If there are 16 compartments, it seems like there must be a system of determining whether it's more important for fast tissues to be off-gassing at a particular speed (determined by pressure ratio?) but on those stops, won't the slowest tissues continue to on-gas? I think I understand what's happening for a single tissue compartment, but not how the different ones interact.

I read somewhere that the Buhlmann algorithm was open source and went looking for the code or mathematical explanation but I either couldn't find it or it went over my head.

Thanks for your help!

But then when you ask how compartment interact between them you give the impression you believe that there is a correspondence between a tissue and one compartment. I.e. blood is compartment 1 with an half time of 5 minutes. This is is believed not to be correct. Think about it. If it is sufficient to take a breath or two of He (no oxygen) to render unconscious a person, probably blood if faster than 5 minutes ...
The ENTIRE ZHL-16 model is representative of the whole body. If you wish to understand relationship between tissues on gassing and off gassing you need to study physiology. Perfusion and diffusion of bodily fluids and mainly blood and lymphatic circulation are the main culprit for interactions between tissues.
Buhlmann, as far as I know (ready to stand corrected), did not postulate interaction between compartments. I am out of my depth here (pun fully intended) maybe more qualified reader ( @Dr Simon Mitchell for example) might come to the rescue.
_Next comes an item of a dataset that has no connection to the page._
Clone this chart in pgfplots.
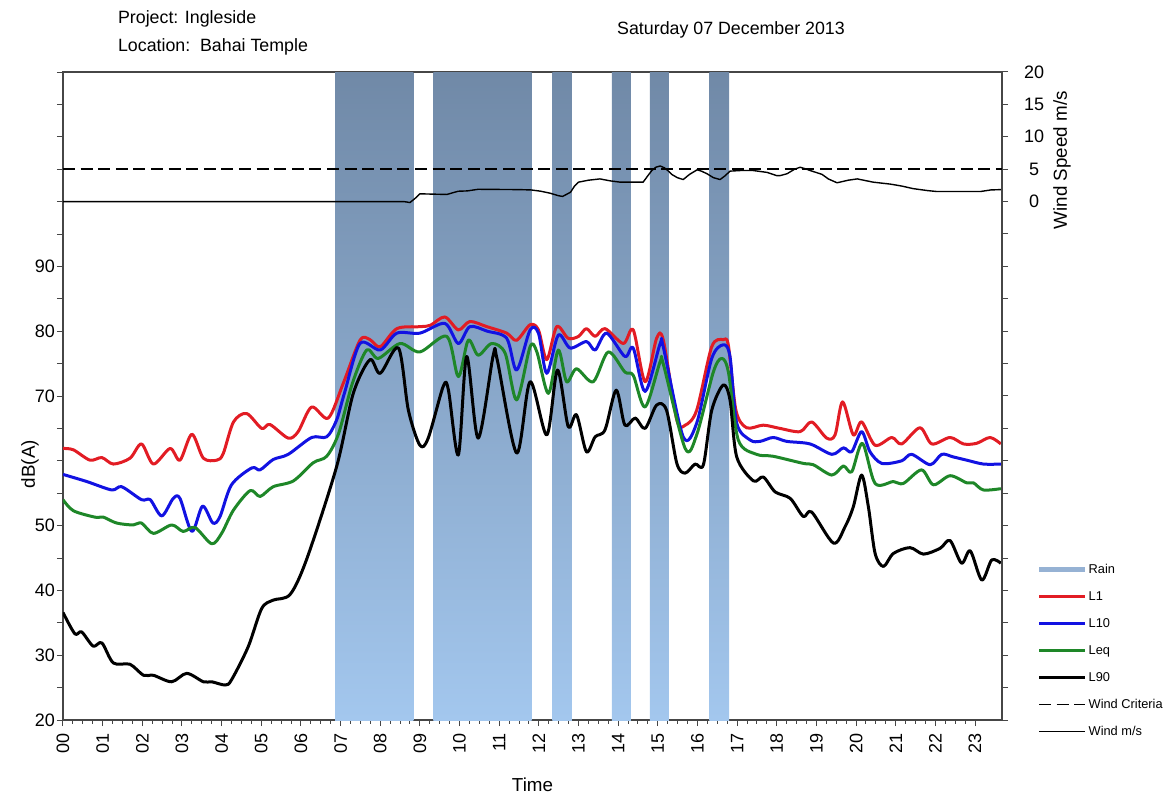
\documentclass[border=0pt]{standalone}
\usepackage{fontspec}
\setmainfont{Liberation Sans}
\usepackage{pgfplots}
\pgfplotsset{compat=1.18}

\definecolor{cL1}{RGB}{226,28,36}
\definecolor{cL10}{RGB}{18,18,226}
\definecolor{cLeq}{RGB}{30,135,40}
\definecolor{rainTop}{RGB}{112,137,167}
\definecolor{rainBot}{RGB}{163,199,238}
\definecolor{rainLeg}{RGB}{150,178,212}
\definecolor{frame}{RGB}{70,70,70}

\newcommand{\tickfont}{\fontsize{9.0}{10}\selectfont}
\newcommand{\labfont}{\fontsize{9.4}{10}\selectfont}

\begin{document}
\begin{tikzpicture}
\useasboundingbox (-31.5pt,-39.5pt) rectangle (554pt,360pt);
\begin{axis}[
  at={(0,0)}, anchor=south west,
  scale only axis, width=469.5pt, height=324pt,
  xmin=0, xmax=23.68, ymin=20, ymax=120,
  axis line style={line width=0.6pt, color=frame},
  xtick={0,1,...,23},
  xticklabels={00,01,02,03,04,05,06,07,08,09,10,11,12,13,14,15,16,17,18,19,20,21,22,23},
  minor x tick num=3,
  ytick={20,25,...,120},
  yticklabels={20,,30,,40,,50,,,,70,,80,,90,,,,,,},
  tick align=outside, xtick pos=bottom, ytick pos=left,
  major tick length=3pt, minor tick length=1.8pt,
  tick style={color=frame, line width=0.5pt},
  xticklabel style={rotate=90, anchor=east, font=\tickfont},
  yticklabel style={font=\tickfont, xshift=2.5pt},
  ylabel={dB(A)}, ylabel style={at={(-0.035,0.395)}, anchor=center, font=\labfont},
  xlabel={Time}, xlabel style={at={(0.5,-0.1)}, anchor=center, font=\labfont},
  every axis plot/.append style={line join=round},
]
% Rain periods
\addplot[draw=none, top color=rainTop, bottom color=rainBot, forget plot] coordinates {(6.86,20) (6.86,120) (8.835,120) (8.835,20)} -- cycle;
\addplot[draw=none, top color=rainTop, bottom color=rainBot, forget plot] coordinates {(9.34,20) (9.34,120) (11.82,120) (11.82,20)} -- cycle;
\addplot[draw=none, top color=rainTop, bottom color=rainBot, forget plot] coordinates {(12.34,20) (12.34,120) (12.83,120) (12.83,20)} -- cycle;
\addplot[draw=none, top color=rainTop, bottom color=rainBot, forget plot] coordinates {(13.84,20) (13.84,120) (14.32,120) (14.32,20)} -- cycle;
\addplot[draw=none, top color=rainTop, bottom color=rainBot, forget plot] coordinates {(14.8,20) (14.8,120) (15.28,120) (15.28,20)} -- cycle;
\addplot[draw=none, top color=rainTop, bottom color=rainBot, forget plot] coordinates {(16.3,20) (16.3,120) (16.8,120) (16.8,20)} -- cycle;

% L1
\addplot[cL1, line width=1.5pt, smooth, tension=0.5] coordinates {
(0,61.9) (0.26,61.7) (0.68,60.1) (0.98,60.5) (1.27,59.5) (1.69,60.4) (1.98,62.6) (2.28,59.5)
(2.70,61.9) (2.95,60.1) (3.25,64.1) (3.54,60.4) (3.88,60.1) (4.04,61.1) (4.30,66.0) (4.63,67.3)
(5.01,65.0) (5.22,65.6) (5.68,63.5) (5.93,64.5) (6.27,68.3) (6.69,66.6) (7.07,72.0) (7.49,78.6)
(7.74,78.7) (8.0,77.6) (8.42,80.4) (9.0,80.7) (9.26,80.9) (9.63,82.2) (9.97,80.2) (10.26,81.5)
(10.69,80.7) (11.19,79.7) (11.44,78.6) (11.78,81.0) (11.99,80.2) (12.2,75.6) (12.45,80.7) (12.74,78.9)
(13.0,79.2) (13.2,80.4) (13.42,79.2) (13.67,80.4) (14.13,78.1) (14.38,80.2) (14.68,72.2) (14.97,78.9)
(15.14,78.6) (15.48,66.3) (15.69,65.5) (15.98,67.8) (16.36,77.6) (16.65,78.7) (16.78,77.8) (16.97,67.8)
(17.24,65.1) (17.66,65.5) (18.08,65.0) (18.59,64.5) (18.88,66.0) (19.26,63.5) (19.47,64.0) (19.66,69.1)
(19.93,64.0) (20.14,66.0) (20.48,62.4) (20.9,63.6) (21.15,62.6) (21.61,65.1) (21.91,62.6) (22.37,63.6)
(22.71,62.6) (23.04,62.7) (23.38,63.6) (23.65,62.6)
};
% L10
\addplot[cL10, line width=1.5pt, smooth, tension=0.5] coordinates {
(0,57.9) (0.6,56.8) (1.23,55.5) (1.48,56.0) (1.98,54.0) (2.2,54.0) (2.49,51.5) (2.78,54.2)
(2.95,54.2) (3.25,49.1) (3.52,53.0) (3.78,50.4) (3.96,51.4) (4.25,56.3) (4.76,58.9) (4.97,58.6)
(5.3,60.2) (5.68,61.0) (6.27,63.6) (6.65,63.7) (6.9,66.3) (7.1,70.5) (7.49,78.1) (8.0,77.1)
(8.42,79.7) (9.0,79.7) (9.63,81.2) (9.97,78.1) (10.26,80.7) (10.7,80.0) (11.19,78.9) (11.44,74.0)
(11.78,80.2) (11.99,79.7) (12.2,73.5) (12.49,79.4) (12.79,77.4) (13.2,78.4) (13.42,77.1) (13.71,79.7)
(14.17,76.1) (14.38,77.4) (14.68,70.7) (15.06,78.1) (15.14,77.5) (15.64,63.7) (15.98,65.8) (16.36,75.8)
(16.65,77.9) (16.82,76.1) (16.99,65.8) (17.33,63.2) (17.58,63.0) (17.91,63.6) (18.25,63.0) (18.84,62.6)
(19.39,61.0) (19.68,62.0) (19.89,61.4) (20.14,64.5) (20.35,61.4) (20.65,59.6) (21.15,60.0) (21.4,61.0)
(21.87,59.4) (22.16,61.0) (22.45,60.6) (22.79,60.1) (23.21,59.5) (23.65,59.5)
};
% Leq
\addplot[cLeq, line width=1.5pt, smooth, tension=0.5] coordinates {
(0,54.0) (0.26,52.3) (0.81,51.3) (1.02,51.3) (1.35,50.4) (1.77,50.1) (1.98,50.4) (2.28,48.8)
(2.74,50.1) (3.03,49.1) (3.33,49.7) (3.75,47.2) (4.0,48.8) (4.3,52.4) (4.72,55.4) (4.97,54.5)
(5.3,56.0) (5.81,56.9) (6.31,59.7) (6.65,60.7) (6.95,64.2) (7.3,72.0) (7.66,77.1) (7.95,75.8)
(8.5,78.1) (9.0,76.8) (9.68,79.2) (9.97,73.0) (10.22,78.6) (10.47,76.3) (10.81,78.1) (11.15,76.6)
(11.44,69.4) (11.78,77.6) (11.95,76.8) (12.24,70.4) (12.49,77.1) (12.7,72.2) (12.95,74.2) (13.37,72.2)
(13.75,76.8) (14.17,73.7) (14.38,73.2) (14.68,68.3) (15.06,75.3) (15.14,74.9) (15.69,61.9) (15.98,64.0)
(16.4,73.7) (16.61,75.8) (16.78,73.7) (17.03,63.2) (17.49,61.0) (17.91,60.7) (18.67,59.6) (18.92,59.4)
(19.39,57.8) (19.68,59.2) (19.89,58.3) (20.16,62.7) (20.48,56.5) (20.94,56.8) (21.19,56.5) (21.65,58.6)
(21.95,56.3) (22.37,57.7) (22.79,56.6) (22.96,56.6) (23.21,55.5) (23.65,55.7)
};
% L90
\addplot[black, line width=1.5pt, smooth, tension=0.5] coordinates {
(0,36.6) (0.3,33.3) (0.47,33.6) (0.76,31.4) (0.98,31.9) (1.27,28.8) (1.69,28.6) (2.03,26.9)
(2.28,26.9) (2.74,25.9) (3.12,27.2) (3.54,25.9) (3.75,25.9) (4.09,25.4) (4.25,26.2) (4.67,31.3)
(5.01,37.2) (5.3,38.5) (5.73,39.4) (6.15,44.9) (6.9,59.1) (7.32,70.4) (7.74,75.6) (8.0,73.5)
(8.46,77.4) (8.71,67.8) (9.0,62.4) (9.21,63.5) (9.59,71.5) (9.72,70.9) (9.97,60.9) (10.18,76.1)
(10.47,63.5) (10.85,76.3) (10.95,75.6) (11.44,61.2) (11.78,72.2) (12.2,64.0) (12.47,74.0) (12.74,65.3)
(12.95,67.1) (13.2,61.4) (13.42,63.7) (13.67,64.8) (13.95,70.9) (14.17,65.5) (14.43,66.6) (14.68,65.0)
(14.97,68.6) (15.22,67.8) (15.48,59.6) (15.69,58.1) (15.94,59.5) (16.15,59.4) (16.36,67.8) (16.65,71.7)
(16.82,69.4) (16.99,60.6) (17.41,56.9) (17.66,57.5) (17.96,55.2) (18.34,54.2) (18.67,51.4) (18.88,52.1)
(19.43,47.3) (19.72,49.8) (19.93,52.9) (20.14,57.8) (20.31,52.9) (20.48,45.7) (20.69,43.7) (20.94,45.7)
(21.36,46.6) (21.7,45.6) (22.12,46.5) (22.37,47.7) (22.66,44.2) (22.88,46.1) (23.17,41.6) (23.42,44.7)
(23.65,44.2)
};
\end{axis}

\begin{axis}[
  at={(0,0)}, anchor=south west,
  scale only axis, width=469.5pt, height=324pt,
  xmin=0, xmax=23.68, ymin=-80, ymax=20,
  axis x line=none, axis y line*=right,
  axis line style={line width=0.6pt, color=frame},
  ytick={-80,-75,...,20},
  yticklabels={,,,,,,,,,,,,,,,,0,5,10,15,20},
  tick align=outside,
  major tick length=3pt,
  tick style={color=frame, line width=0.5pt},
  yticklabel style={anchor=center, xshift=13pt, font=\tickfont},
  ylabel={Wind Speed m/s}, ylabel style={at={(1.064,0.864)}, anchor=center, font=\labfont},
  legend style={at={(1.0363,0.243)}, anchor=north west, draw=none, fill=none,
    inner sep=0pt, font=\fontsize{6.4}{7}\selectfont, row sep=6.7pt,
    nodes={inner sep=0.5pt, text height=4.6pt, text depth=1.2pt}},
  legend cell align=left,
  legend image code/.code={\draw[#1] (0pt,0pt) -- (23pt,0pt);},
]
\addlegendimage{rainLeg, line width=2.6pt}
\addlegendentry{Rain}
\addlegendimage{cL1, line width=1.5pt}
\addlegendentry{L1}
\addlegendimage{cL10, line width=1.5pt}
\addlegendentry{L10}
\addlegendimage{cLeq, line width=1.5pt}
\addlegendentry{Leq}
\addlegendimage{black, line width=1.5pt}
\addlegendentry{L90}
\addplot[black, line width=0.7pt, dash pattern=on 6pt off 2.8pt] coordinates {(0,5) (23.68,5)};
\addlegendentry{Wind Criteria}
\addplot[black, line width=0.7pt, line join=round] coordinates {
(0,0) (8.6,0) (8.75,-0.15) (8.9,0.6) (9.0,1.2) (9.68,1.1) (9.85,1.4) (9.97,1.6) (10.2,1.65) (10.47,1.9) (11.5,1.85)
(11.8,1.8) (12.05,1.6) (12.28,1.3) (12.5,0.9) (12.6,0.8) (12.8,1.45) (12.9,2.4) (13.0,3.0) (13.25,3.3) (13.54,3.5) (13.8,3.2) (14.05,3.0) (14.63,3.0)
(14.75,4.0) (14.85,4.8) (14.95,5.3) (15.06,5.5) (15.17,5.2) (15.25,4.8) (15.35,4.2) (15.49,3.7) (15.64,3.4) (15.8,4.2) (15.99,4.9) (16.1,4.7) (16.24,4.3) (16.4,3.7) (16.57,3.4)
(16.7,4.0) (16.82,4.7) (17.1,4.8) (17.4,4.8) (17.76,4.5) (18.0,4.0) (18.08,4.0) (18.26,4.3) (18.45,5.0) (18.59,5.3) (18.7,5.1) (18.84,4.8) (19.14,4.2)
(19.3,3.5) (19.52,2.9) (19.8,3.3) (20.03,3.5) (20.43,3.0) (20.86,2.7) (21.15,2.4) (21.44,2.0) (21.8,1.7) (22.04,1.55) (23.13,1.55) (23.4,1.8) (23.65,1.85)
};
\addlegendentry{Wind m/s}
\end{axis}

\node[anchor=base west, font=\fontsize{8.9}{10}\selectfont] at (24pt,348pt) {Project: Ingleside};
\node[anchor=base west, font=\fontsize{8.9}{10}\selectfont] at (24pt,334pt) {Location:\hspace{0.55em}Bahai Temple};
\node[anchor=base, font=\fontsize{8.9}{10}\selectfont] at (334pt,342.5pt) {Saturday 07 December 2013};
\end{tikzpicture}
\end{document}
Now not to open a can of worms but, the debate about deep stop or not deep stops concerns decompression efficiency. I.e. after a given dive, would be better (more efficient) to distribute x number of minutes deeper or shallower? The NEDU study proved that is better to go shallower, but if you feel doing a deep stop and then consider it an extension of dive time rather than decompression time and therefore increase you shallow decompression time you will do more decompression. This would off gas the additional inert you have on gassed staying deep longer, you might have reduced the gradient on you fast tissues early on, and compensated for the need of off gassing longer the slower tissues after the further on gassing imposed by the early stop. Obviously it would have increased the total deco time and decreased decompression efficiency. We recreational diver enjoy being in the water and a few minutes more do not matter, but people doing it for work, in difficult conditions (sea state, temperature), costing money, want out of the water safely as fast as possible, after the working phase of the dive is over.

Finally and once again the use of tissue and compartment is not interchangeable, this was my key message.

Hope this helps and not confuse.
Critical reading of the available material might prove helpful (meaning weighting source and reference not only number of posts :cool:). Some vocal supporters of the deep stop theory, loudly advocating against scientific evidence, lost their posting privileges here thus reducing the background noise.
 
Buhlmann, as far as I know (ready to stand corrected), did not postulate interaction between compartments.

DCIEM is a serial model where gas exchange is between the compartments. Scroll down to the "serial and parallel models" for the explanation.

In practice it doesn't matter: neither model is the real thing, it just needs to approximate the real thing close enough to get the diver out of the water not bent. Whether you model that as six of one, of as half a dozen of the other, does not make any difference.